Notifying to the management tax office of the Company’s financial year, Value Added Tax declaration method and e-filling registration.
In Vietnam, legal entities are subjected to several key taxes that impact their operations.
The Corporate Income Tax (CIT) is imposed on business profits, typically at a standard rate of 20%, with potential reductions for specific industries or regions.
Value-Added Tax (VAT), a consumption tax on goods and services, generally stands at 10%, though essential products may qualify for lower rates or a 0% rate for exports.
Personal Income Tax (PIT) affects legal entities through withholding on employee salaries and payments.
Additionally, entities must account for Property Tax on real estate ownership and Foreign Contractor Tax (FCT) for foreign service providers operating within the country.
There is no limited number of foreign employees to be hired by the Vietnam Company. However, any foreign employee wishes to legally work in Vietnam must comply with the requirement of obtaining a Work Permit and Temporary Resident Card for long term staying in Vietnam. Please kindly refer to this link for more details.
The Vietnam Company can distribute after tax profit to foreign investor, subjected to the following conditions:
Fulfill Financial Obligations: Ensure that all financial obligations to the Vietnamese state have been met, including the submission of audited financial statements and the corporate income tax finalization declaration.
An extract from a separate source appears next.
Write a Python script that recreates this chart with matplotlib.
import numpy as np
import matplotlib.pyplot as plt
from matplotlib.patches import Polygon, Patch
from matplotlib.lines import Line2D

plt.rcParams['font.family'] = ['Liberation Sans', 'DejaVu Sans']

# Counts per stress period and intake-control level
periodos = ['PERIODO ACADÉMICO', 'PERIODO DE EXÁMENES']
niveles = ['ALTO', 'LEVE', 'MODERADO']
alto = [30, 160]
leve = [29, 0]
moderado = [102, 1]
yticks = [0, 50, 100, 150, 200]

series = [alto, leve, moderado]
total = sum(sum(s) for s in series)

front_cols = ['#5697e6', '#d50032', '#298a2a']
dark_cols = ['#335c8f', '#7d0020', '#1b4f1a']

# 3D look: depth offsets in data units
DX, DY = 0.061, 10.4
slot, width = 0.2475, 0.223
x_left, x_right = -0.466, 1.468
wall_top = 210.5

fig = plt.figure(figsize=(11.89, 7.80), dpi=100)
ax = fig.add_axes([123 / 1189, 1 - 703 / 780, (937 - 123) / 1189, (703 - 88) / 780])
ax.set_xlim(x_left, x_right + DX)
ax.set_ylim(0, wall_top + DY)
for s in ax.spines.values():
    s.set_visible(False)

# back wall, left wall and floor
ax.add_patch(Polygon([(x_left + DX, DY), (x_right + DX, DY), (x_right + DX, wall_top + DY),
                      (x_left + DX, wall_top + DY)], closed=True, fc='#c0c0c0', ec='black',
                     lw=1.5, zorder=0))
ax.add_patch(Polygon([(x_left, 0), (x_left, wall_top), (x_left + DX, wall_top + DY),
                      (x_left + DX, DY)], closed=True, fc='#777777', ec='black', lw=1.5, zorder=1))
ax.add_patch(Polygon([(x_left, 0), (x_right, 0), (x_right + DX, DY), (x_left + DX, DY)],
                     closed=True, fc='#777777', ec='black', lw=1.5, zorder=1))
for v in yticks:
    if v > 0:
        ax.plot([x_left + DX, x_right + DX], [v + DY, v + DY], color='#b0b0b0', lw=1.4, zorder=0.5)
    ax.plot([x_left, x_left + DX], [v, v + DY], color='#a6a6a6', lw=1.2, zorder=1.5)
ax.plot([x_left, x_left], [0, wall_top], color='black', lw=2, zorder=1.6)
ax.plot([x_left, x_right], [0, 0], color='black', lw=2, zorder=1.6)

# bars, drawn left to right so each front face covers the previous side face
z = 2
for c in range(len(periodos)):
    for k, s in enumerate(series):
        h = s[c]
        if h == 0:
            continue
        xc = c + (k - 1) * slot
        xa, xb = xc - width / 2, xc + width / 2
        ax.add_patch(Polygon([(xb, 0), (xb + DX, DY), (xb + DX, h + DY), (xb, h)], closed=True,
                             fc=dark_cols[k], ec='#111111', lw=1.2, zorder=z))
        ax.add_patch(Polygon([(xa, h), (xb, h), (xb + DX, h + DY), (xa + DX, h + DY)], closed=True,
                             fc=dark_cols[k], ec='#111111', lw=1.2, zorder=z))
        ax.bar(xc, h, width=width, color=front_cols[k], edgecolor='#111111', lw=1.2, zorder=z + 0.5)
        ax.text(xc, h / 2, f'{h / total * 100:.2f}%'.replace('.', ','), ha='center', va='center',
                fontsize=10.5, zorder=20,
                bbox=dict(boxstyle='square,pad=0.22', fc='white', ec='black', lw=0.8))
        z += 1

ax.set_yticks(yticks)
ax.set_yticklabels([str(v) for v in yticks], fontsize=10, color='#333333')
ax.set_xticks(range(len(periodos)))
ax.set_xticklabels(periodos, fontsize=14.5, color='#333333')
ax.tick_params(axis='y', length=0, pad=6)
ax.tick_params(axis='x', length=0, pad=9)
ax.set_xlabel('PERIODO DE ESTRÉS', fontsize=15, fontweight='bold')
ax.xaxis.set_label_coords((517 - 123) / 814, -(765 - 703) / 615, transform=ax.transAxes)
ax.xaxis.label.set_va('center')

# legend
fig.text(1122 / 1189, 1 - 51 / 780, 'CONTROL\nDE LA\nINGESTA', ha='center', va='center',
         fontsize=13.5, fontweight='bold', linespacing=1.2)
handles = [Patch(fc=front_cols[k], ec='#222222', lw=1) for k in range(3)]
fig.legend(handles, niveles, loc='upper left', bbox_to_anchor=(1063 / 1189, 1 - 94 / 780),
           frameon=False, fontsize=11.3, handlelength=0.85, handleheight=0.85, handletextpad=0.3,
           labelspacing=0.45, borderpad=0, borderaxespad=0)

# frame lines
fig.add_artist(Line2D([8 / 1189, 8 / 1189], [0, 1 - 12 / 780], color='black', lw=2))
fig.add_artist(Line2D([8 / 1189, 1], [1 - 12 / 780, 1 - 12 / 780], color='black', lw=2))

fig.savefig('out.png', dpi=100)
Submit Documentation: Prepare and submit the necessary documentation to the tax authorities, including the audited financial statements and the corporate income tax finalization return.
Obtain Approval: Apply for approval from the tax authorities to remit the profits abroad. This may involve providing additional documentation and information as requested by the authorities.
Transfer Funds: Once approval is obtained, the after-tax profits can be transferred to the foreign investor's account abroad.
It is important to note that profits can be remitted annually or upon the termination of investment activities in Vietnam. However, profits cannot be remitted if there are accumulated losses in the financial statements that have not been carried forward according to the corporate income tax law.
General notes:
The above is summarised from the current legislations and practices for internal reference only.
This document cannot be relied upon by any other parties nor included in any submissions, reports, documents or letters required by the relevant regulatory bodies without our prior written consent and/or subject to our approval on the appropriate form and contents; and
Please kindly noted that SP&A is not a legal firm, our comments provided under this document may include reviewing regulatory documents to be identified as general management consultancy, therefore, should not be considered, nor intended to be, a legal advice.